> [WORK INSTRUCTIONS]: Reproduce the listing exactly and skip over any pictures.

> [INFORMATION SHOWN]:
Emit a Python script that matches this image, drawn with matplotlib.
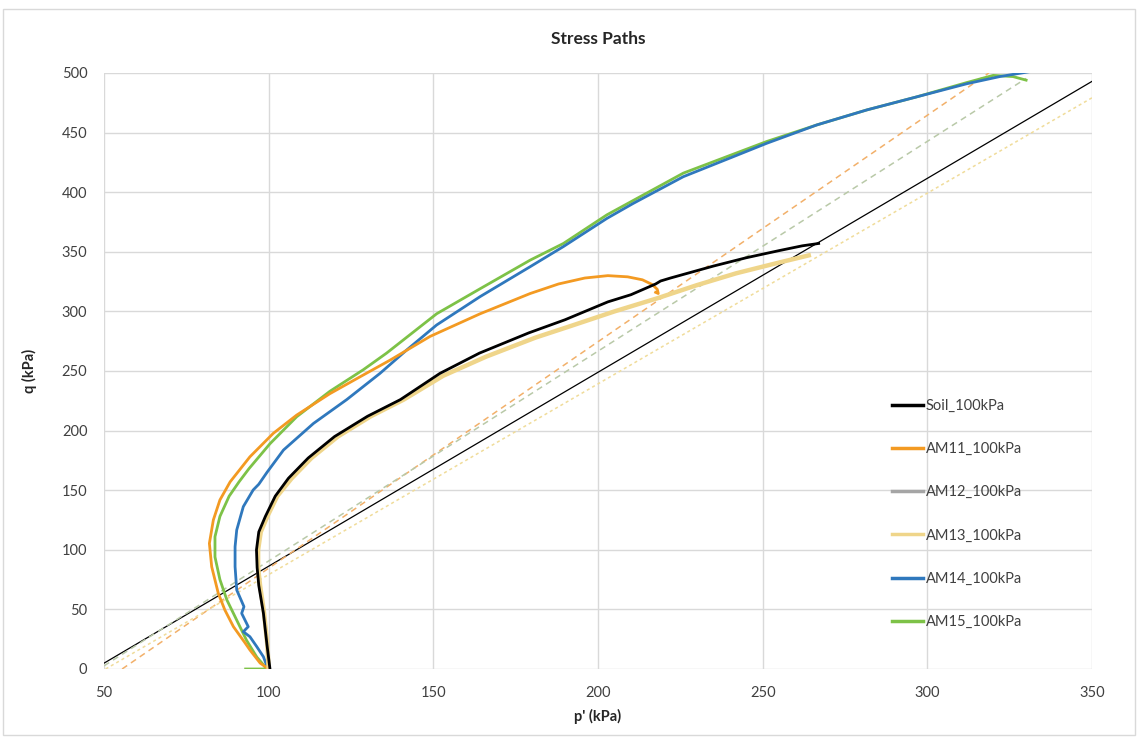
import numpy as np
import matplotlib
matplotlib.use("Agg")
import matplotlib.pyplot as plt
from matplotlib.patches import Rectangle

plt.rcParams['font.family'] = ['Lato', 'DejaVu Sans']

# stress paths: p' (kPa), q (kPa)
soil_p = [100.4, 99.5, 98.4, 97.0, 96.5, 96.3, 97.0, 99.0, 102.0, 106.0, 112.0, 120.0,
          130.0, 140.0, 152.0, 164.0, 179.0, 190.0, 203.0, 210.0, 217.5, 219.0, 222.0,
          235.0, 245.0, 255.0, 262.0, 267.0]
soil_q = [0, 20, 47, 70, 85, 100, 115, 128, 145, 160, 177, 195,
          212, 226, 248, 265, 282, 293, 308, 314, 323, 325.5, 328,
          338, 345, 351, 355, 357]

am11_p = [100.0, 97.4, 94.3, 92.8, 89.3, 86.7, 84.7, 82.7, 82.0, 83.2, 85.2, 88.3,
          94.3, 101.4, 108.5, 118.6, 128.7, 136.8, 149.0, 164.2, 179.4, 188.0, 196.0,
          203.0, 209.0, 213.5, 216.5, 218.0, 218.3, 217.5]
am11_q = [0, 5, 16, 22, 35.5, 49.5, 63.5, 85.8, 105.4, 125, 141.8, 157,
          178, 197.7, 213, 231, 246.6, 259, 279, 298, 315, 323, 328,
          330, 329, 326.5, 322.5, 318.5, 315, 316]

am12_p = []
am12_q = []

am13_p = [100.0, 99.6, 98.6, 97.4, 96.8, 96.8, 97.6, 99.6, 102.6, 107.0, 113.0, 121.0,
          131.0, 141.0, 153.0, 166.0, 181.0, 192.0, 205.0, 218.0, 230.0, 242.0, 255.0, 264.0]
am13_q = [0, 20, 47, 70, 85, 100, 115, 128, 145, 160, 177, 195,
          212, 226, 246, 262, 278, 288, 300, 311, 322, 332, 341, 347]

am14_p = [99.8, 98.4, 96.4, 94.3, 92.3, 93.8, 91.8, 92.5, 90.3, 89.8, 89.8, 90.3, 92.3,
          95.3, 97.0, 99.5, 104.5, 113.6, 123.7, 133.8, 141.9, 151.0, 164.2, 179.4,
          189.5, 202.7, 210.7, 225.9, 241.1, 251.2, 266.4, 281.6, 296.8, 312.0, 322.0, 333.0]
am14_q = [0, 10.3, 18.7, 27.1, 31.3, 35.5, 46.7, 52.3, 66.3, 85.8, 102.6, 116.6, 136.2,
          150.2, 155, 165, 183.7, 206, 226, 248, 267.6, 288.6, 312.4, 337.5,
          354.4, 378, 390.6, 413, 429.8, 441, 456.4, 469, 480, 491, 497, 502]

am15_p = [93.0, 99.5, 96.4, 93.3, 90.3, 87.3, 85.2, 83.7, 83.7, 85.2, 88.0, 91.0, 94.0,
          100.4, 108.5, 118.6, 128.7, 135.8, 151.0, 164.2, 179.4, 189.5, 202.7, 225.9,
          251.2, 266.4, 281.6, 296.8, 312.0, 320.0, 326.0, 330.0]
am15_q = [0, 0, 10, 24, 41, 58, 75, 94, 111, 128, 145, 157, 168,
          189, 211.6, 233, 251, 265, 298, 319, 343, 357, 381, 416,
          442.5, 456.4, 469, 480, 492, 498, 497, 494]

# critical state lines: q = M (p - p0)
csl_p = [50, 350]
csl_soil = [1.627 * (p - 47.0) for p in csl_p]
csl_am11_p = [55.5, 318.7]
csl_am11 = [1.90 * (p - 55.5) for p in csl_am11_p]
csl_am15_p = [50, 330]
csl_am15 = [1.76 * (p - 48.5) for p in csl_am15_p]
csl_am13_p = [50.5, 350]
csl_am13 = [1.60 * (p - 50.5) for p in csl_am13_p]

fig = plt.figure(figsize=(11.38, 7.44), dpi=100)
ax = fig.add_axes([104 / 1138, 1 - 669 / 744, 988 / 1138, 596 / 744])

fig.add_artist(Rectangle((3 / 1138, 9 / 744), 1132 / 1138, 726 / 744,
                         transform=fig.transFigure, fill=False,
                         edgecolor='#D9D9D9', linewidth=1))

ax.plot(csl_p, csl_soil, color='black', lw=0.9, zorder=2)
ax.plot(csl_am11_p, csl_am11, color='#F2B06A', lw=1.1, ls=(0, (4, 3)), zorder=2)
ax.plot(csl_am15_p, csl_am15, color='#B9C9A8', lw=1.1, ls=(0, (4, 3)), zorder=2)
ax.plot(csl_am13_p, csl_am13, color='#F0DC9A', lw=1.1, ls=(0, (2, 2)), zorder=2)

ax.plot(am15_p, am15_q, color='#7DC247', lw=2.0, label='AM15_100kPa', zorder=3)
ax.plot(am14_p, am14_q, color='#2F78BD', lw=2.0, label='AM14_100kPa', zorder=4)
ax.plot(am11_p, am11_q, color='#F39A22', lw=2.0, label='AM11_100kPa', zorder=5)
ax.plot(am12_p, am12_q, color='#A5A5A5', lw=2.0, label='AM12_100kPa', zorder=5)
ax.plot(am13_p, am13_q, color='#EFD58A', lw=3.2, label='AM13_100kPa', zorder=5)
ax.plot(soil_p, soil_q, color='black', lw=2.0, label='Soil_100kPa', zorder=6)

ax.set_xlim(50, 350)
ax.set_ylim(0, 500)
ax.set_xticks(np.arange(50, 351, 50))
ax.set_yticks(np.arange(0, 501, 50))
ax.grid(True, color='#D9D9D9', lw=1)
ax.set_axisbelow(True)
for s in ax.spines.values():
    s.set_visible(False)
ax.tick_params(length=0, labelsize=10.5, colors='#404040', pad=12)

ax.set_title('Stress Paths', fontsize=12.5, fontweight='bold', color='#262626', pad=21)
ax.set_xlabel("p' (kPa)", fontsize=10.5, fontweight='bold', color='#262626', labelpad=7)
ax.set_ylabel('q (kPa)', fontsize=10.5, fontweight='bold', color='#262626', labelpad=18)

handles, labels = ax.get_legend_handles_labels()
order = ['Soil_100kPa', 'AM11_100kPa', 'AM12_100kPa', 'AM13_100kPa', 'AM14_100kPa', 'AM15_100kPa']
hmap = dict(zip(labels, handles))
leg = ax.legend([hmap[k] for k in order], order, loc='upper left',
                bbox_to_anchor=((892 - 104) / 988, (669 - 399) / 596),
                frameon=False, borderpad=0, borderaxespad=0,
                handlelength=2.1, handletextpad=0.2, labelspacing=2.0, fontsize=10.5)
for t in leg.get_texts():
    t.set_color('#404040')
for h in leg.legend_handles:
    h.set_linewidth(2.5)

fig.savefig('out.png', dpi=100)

> [SOLUTION]:
Emit a Python script that matches this image, drawn with matplotlib.
import numpy as np
import matplotlib
matplotlib.use("Agg")
import matplotlib.pyplot as plt
from matplotlib.patches import Rectangle

plt.rcParams['font.family'] = ['Lato', 'DejaVu Sans']

# stress paths: p' (kPa), q (kPa)
soil_p = [100.4, 99.5, 98.4, 97.0, 96.5, 96.3, 97.0, 99.0, 102.0, 106.0, 112.0, 120.0,
          130.0, 140.0, 152.0, 164.0, 179.0, 190.0, 203.0, 210.0, 217.5, 219.0, 222.0,
          235.0, 245.0, 255.0, 262.0, 267.0]
soil_q = [0, 20, 47, 70, 85, 100, 115, 128, 145, 160, 177, 195,
          212, 226, 248, 265, 282, 293, 308, 314, 323, 325.5, 328,
          338, 345, 351, 355, 357]

am11_p = [100.0, 97.4, 94.3, 92.8, 89.3, 86.7, 84.7, 82.7, 82.0, 83.2, 85.2, 88.3,
          94.3, 101.4, 108.5, 118.6, 128.7, 136.8, 149.0, 164.2, 179.4, 188.0, 196.0,
          203.0, 209.0, 213.5, 216.5, 218.0, 218.3, 217.5]
am11_q = [0, 5, 16, 22, 35.5, 49.5, 63.5, 85.8, 105.4, 125, 141.8, 157,
          178, 197.7, 213, 231, 246.6, 259, 279, 298, 315, 323, 328,
          330, 329, 326.5, 322.5, 318.5, 315, 316]

am12_p = []
am12_q = []

am13_p = [100.0, 99.6, 98.6, 97.4, 96.8, 96.8, 97.6, 99.6, 102.6, 107.0, 113.0, 121.0,
          131.0, 141.0, 153.0, 166.0, 181.0, 192.0, 205.0, 218.0, 230.0, 242.0, 255.0, 264.0]
am13_q = [0, 20, 47, 70, 85, 100, 115, 128, 145, 160, 177, 195,
          212, 226, 246, 262, 278, 288, 300, 311, 322, 332, 341, 347]

am14_p = [99.8, 98.4, 96.4, 94.3, 92.3, 93.8, 91.8, 92.5, 90.3, 89.8, 89.8, 90.3, 92.3,
          95.3, 97.0, 99.5, 104.5, 113.6, 123.7, 133.8, 141.9, 151.0, 164.2, 179.4,
          189.5, 202.7, 210.7, 225.9, 241.1, 251.2, 266.4, 281.6, 296.8, 312.0, 322.0, 333.0]
am14_q = [0, 10.3, 18.7, 27.1, 31.3, 35.5, 46.7, 52.3, 66.3, 85.8, 102.6, 116.6, 136.2,
          150.2, 155, 165, 183.7, 206, 226, 248, 267.6, 288.6, 312.4, 337.5,
          354.4, 378, 390.6, 413, 429.8, 441, 456.4, 469, 480, 491, 497, 502]

am15_p = [93.0, 99.5, 96.4, 93.3, 90.3, 87.3, 85.2, 83.7, 83.7, 85.2, 88.0, 91.0, 94.0,
          100.4, 108.5, 118.6, 128.7, 135.8, 151.0, 164.2, 179.4, 189.5, 202.7, 225.9,
          251.2, 266.4, 281.6, 296.8, 312.0, 320.0, 326.0, 330.0]
am15_q = [0, 0, 10, 24, 41, 58, 75, 94, 111, 128, 145, 157, 168,
          189, 211.6, 233, 251, 265, 298, 319, 343, 357, 381, 416,
          442.5, 456.4, 469, 480, 492, 498, 497, 494]

# critical state lines: q = M (p - p0)
csl_p = [50, 350]
csl_soil = [1.627 * (p - 47.0) for p in csl_p]
csl_am11_p = [55.5, 318.7]
csl_am11 = [1.90 * (p - 55.5) for p in csl_am11_p]
csl_am15_p = [50, 330]
csl_am15 = [1.76 * (p - 48.5) for p in csl_am15_p]
csl_am13_p = [50.5, 350]
csl_am13 = [1.60 * (p - 50.5) for p in csl_am13_p]

fig = plt.figure(figsize=(11.38, 7.44), dpi=100)
ax = fig.add_axes([104 / 1138, 1 - 669 / 744, 988 / 1138, 596 / 744])

fig.add_artist(Rectangle((3 / 1138, 9 / 744), 1132 / 1138, 726 / 744,
                         transform=fig.transFigure, fill=False,
                         edgecolor='#D9D9D9', linewidth=1))

ax.plot(csl_p, csl_soil, color='black', lw=0.9, zorder=2)
ax.plot(csl_am11_p, csl_am11, color='#F2B06A', lw=1.1, ls=(0, (4, 3)), zorder=2)
ax.plot(csl_am15_p, csl_am15, color='#B9C9A8', lw=1.1, ls=(0, (4, 3)), zorder=2)
ax.plot(csl_am13_p, csl_am13, color='#F0DC9A', lw=1.1, ls=(0, (2, 2)), zorder=2)

ax.plot(am15_p, am15_q, color='#7DC247', lw=2.0, label='AM15_100kPa', zorder=3)
ax.plot(am14_p, am14_q, color='#2F78BD', lw=2.0, label='AM14_100kPa', zorder=4)
ax.plot(am11_p, am11_q, color='#F39A22', lw=2.0, label='AM11_100kPa', zorder=5)
ax.plot(am12_p, am12_q, color='#A5A5A5', lw=2.0, label='AM12_100kPa', zorder=5)
ax.plot(am13_p, am13_q, color='#EFD58A', lw=3.2, label='AM13_100kPa', zorder=5)
ax.plot(soil_p, soil_q, color='black', lw=2.0, label='Soil_100kPa', zorder=6)

ax.set_xlim(50, 350)
ax.set_ylim(0, 500)
ax.set_xticks(np.arange(50, 351, 50))
ax.set_yticks(np.arange(0, 501, 50))
ax.grid(True, color='#D9D9D9', lw=1)
ax.set_axisbelow(True)
for s in ax.spines.values():
    s.set_visible(False)
ax.tick_params(length=0, labelsize=10.5, colors='#404040', pad=12)

ax.set_title('Stress Paths', fontsize=12.5, fontweight='bold', color='#262626', pad=21)
ax.set_xlabel("p' (kPa)", fontsize=10.5, fontweight='bold', color='#262626', labelpad=7)
ax.set_ylabel('q (kPa)', fontsize=10.5, fontweight='bold', color='#262626', labelpad=18)

handles, labels = ax.get_legend_handles_labels()
order = ['Soil_100kPa', 'AM11_100kPa', 'AM12_100kPa', 'AM13_100kPa', 'AM14_100kPa', 'AM15_100kPa']
hmap = dict(zip(labels, handles))
leg = ax.legend([hmap[k] for k in order], order, loc='upper left',
                bbox_to_anchor=((892 - 104) / 988, (669 - 399) / 596),
                frameon=False, borderpad=0, borderaxespad=0,
                handlelength=2.1, handletextpad=0.2, labelspacing=2.0, fontsize=10.5)
for t in leg.get_texts():
    t.set_color('#404040')
for h in leg.legend_handles:
    h.set_linewidth(2.5)

fig.savefig('out.png', dpi=100)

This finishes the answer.